Entropy: This method minimizes the KL divergence to reduce the information loss between full-precision and quantized data [^2]. Its primary focus is on preserving essential information.
Percentile: This method only considers a specific percentage of values for calculating the range, ignoring the remainder which may contain outliers [^3]. It enhances resolution by excluding extreme values but still retaining noteworthy data.
Support Matrix
| Framework | Supported calibration algorithm | |
|---|---|---|
| weight | activation | |
| Pytorch | minmax | minmax, kl |
| Tensorflow | minmax | minmax, kl |
| MXNet | minmax | minmax, kl |
| OnnxRuntime | minmax | minmax, kl, percentile |
klis used to represent the Entropy calibration algorithm in Intel® Neural Compressor.

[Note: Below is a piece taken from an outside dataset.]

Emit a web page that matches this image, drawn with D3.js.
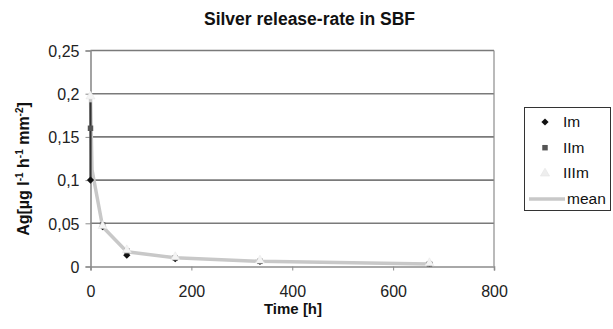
<!DOCTYPE html>
<html><head><meta charset="utf-8">
<script src="https://cdn.jsdelivr.net/npm/d3@7"></script>
<style>body{margin:0;background:#fff}svg{font-family:Arial,"Liberation Sans",sans-serif}</style>
</head><body><svg id="c" width="613" height="329"></svg>
<script>
const times = [0, 24, 72, 168, 336, 672];
const seriesIm   = [0.100, 0.046, 0.013, 0.009, 0.006, 0.004];
const seriesIIm  = [0.160, 0.048, 0.018, 0.010, 0.006, 0.003];
const seriesIIIm = [0.197, 0.047, 0.019, 0.011, 0.007, 0.004];
const meanTimes  = [0, 3, 24, 72, 168, 336, 672];
const meanVals   = [0.195, 0.112, 0.046, 0.017, 0.010, 0.006, 0.003];
const rangeTime = 0, rangeLow = 0.100, rangeHigh = 0.190;
const xTicks = [0, 200, 400, 600, 800];
const yTicks = [0, 0.05, 0.1, 0.15, 0.2, 0.25];
const legendLabels = ["Im", "IIm", "IIIm", "mean"];

const svg = d3.select("#c");
const x = d3.scaleLinear().domain([0, 800]).range([90.5, 494]);
const y = d3.scaleLinear().domain([0, 0.25]).range([266.5, 50.5]);
const fmt = d => d3.format(",")(d).replace(".", ",");
const FF = "Arial, 'Liberation Sans', sans-serif";

// gridlines
svg.append("g").selectAll("line").data(yTicks.slice(1)).join("line")
  .attr("x1", x(0)).attr("x2", x(800)).attr("y1", d => y(d)).attr("y2", d => y(d))
  .attr("stroke", "#7a7a7a").attr("stroke-width", 1.6);
// right border
svg.append("line").attr("x1", x(800)).attr("x2", x(800)).attr("y1", y(0.25)).attr("y2", y(0))
  .attr("stroke", "#8c8c8c").attr("stroke-width", 1.2);

// axes
const xa = svg.append("g").attr("transform", `translate(0,${y(0)})`)
  .call(d3.axisBottom(x).tickValues(xTicks).tickSize(4).tickFormat(d => d));
const ya = svg.append("g").attr("transform", `translate(${x(0)},0)`)
  .call(d3.axisLeft(y).tickValues(yTicks).tickSize(5).tickFormat(fmt));
[xa, ya].forEach(a => {
  a.select(".domain").attr("stroke", "#8c8c8c").attr("stroke-width", 1.6);
  a.selectAll(".tick line").attr("stroke", "#8c8c8c");
  a.selectAll("text").attr("font-size", 16).attr("fill", "#222").attr("font-family", FF);
});
xa.selectAll("text").attr("y", 0).attr("dy", 0).attr("transform", "translate(0,30)");
ya.selectAll("text").attr("x", -11).attr("dy", "0.36em");

// mean line
const line = d3.line().x(d => x(d[0])).y(d => y(d[1]));
svg.append("path").datum(meanTimes.map((t, i) => [t, meanVals[i]]))
  .attr("d", line).attr("fill", "none").attr("stroke", "#c8c8c8").attr("stroke-width", 3.5)
  .attr("stroke-linejoin", "round");

// dark range line at t=0
svg.append("line").attr("x1", x(rangeTime)).attr("x2", x(rangeTime))
  .attr("y1", y(rangeHigh)).attr("y2", y(rangeLow))
  .attr("stroke", "#333").attr("stroke-width", 2.2);

// markers
const diamond = d3.symbol().type(d3.symbolSquare).size(26);
const square = d3.symbol().type(d3.symbolSquare).size(30);
const tri = d3.symbol().type(d3.symbolTriangle).size(36);
svg.append("g").selectAll("path").data(times.map((t, i) => [t, seriesIm[i]])).join("path")
  .attr("d", diamond).attr("transform", d => `translate(${x(d[0])},${y(d[1])}) rotate(45)`)
  .attr("fill", "#111");
svg.append("g").selectAll("path").data(times.map((t, i) => [t, seriesIIm[i]])).join("path")
  .attr("d", square).attr("transform", d => `translate(${x(d[0])},${y(d[1])})`)
  .attr("fill", "#555");
svg.append("g").selectAll("path").data(times.map((t, i) => [t, seriesIIIm[i]])).join("path")
  .attr("d", tri).attr("transform", d => `translate(${x(d[0])},${y(d[1])})`)
  .attr("fill", "#f4f4f4").attr("stroke", "#e4e4e4").attr("stroke-width", 0.5);

// titles
svg.append("text").attr("x", 309.5).attr("y", 25).attr("text-anchor", "middle")
  .attr("font-size", 17.5).attr("font-weight", "bold").attr("fill", "#111").attr("font-family", FF)
  .text("Silver release-rate in SBF");
svg.append("text").attr("x", 293).attr("y", 314).attr("text-anchor", "middle")
  .attr("font-size", 15).attr("font-weight", "bold").attr("fill", "#111").attr("font-family", FF).text("Time [h]");
const yt = svg.append("text").attr("transform", "translate(29,169) rotate(-90)")
  .attr("text-anchor", "middle").attr("font-size", 16).attr("font-weight", "bold").attr("fill", "#111").attr("font-family", FF);
yt.append("tspan").text("Ag[µg l");
yt.append("tspan").attr("dy", -6).attr("font-size", 10).text("-1");
yt.append("tspan").attr("dy", 6).text(" h");
yt.append("tspan").attr("dy", -6).attr("font-size", 10).text("-1");
yt.append("tspan").attr("dy", 6).text(" mm");
yt.append("tspan").attr("dy", -6).attr("font-size", 10).text("-2");
yt.append("tspan").attr("dy", 6).text("]");

// legend
const lg = svg.append("g");
lg.append("rect").attr("x", 524.5).attr("y", 107.5).attr("width", 86).attr("height", 103)
  .attr("fill", "#fff").attr("stroke", "#333").attr("stroke-width", 1);
const ly = i => 122 + i * 25.7;
lg.append("path").attr("d", diamond).attr("transform", `translate(545,${ly(0)}) rotate(45)`).attr("fill", "#111");
lg.append("path").attr("d", square).attr("transform", `translate(545,${ly(1)})`).attr("fill", "#555");
lg.append("path").attr("d", tri).attr("transform", `translate(545,${ly(2)})`).attr("fill", "#eeeeee").attr("stroke", "#e0e0e0").attr("stroke-width", 0.5);
lg.append("line").attr("x1", 529).attr("x2", 565).attr("y1", ly(3)).attr("y2", ly(3))
  .attr("stroke", "#c8c8c8").attr("stroke-width", 3.5);
lg.selectAll("text").data(legendLabels).join("text")
  .attr("x", (d, i) => i === 3 ? 567 : 563).attr("y", (d, i) => ly(i) + 5)
  .attr("font-size", 15.5).attr("fill", "#111").attr("font-family", FF).text(d => d);
</script></body></html>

The calibration algorithm is one of the tuning items utilized by Intel® Neural Compressor auto-tuning. The accuracy-aware tuning process will select an appropriate algorithm. Please refer to tuning_strategies.html for more details.
Reference
[^1]: Vanhoucke, Vincent, Andrew Senior, and Mark Z. Mao. “Improving the speed of neural networks on CPUs.” (2011).
[^2]: Szymon Migacz. “Nvidia 8-bit inference width tensorrt.” (2017).
[^3]: McKinstry, Jeffrey L., et al. “Discovering low-precision networks close to full-precision networks for efficient embedded inference.” arXiv preprint arXiv:1809.04191 (2018).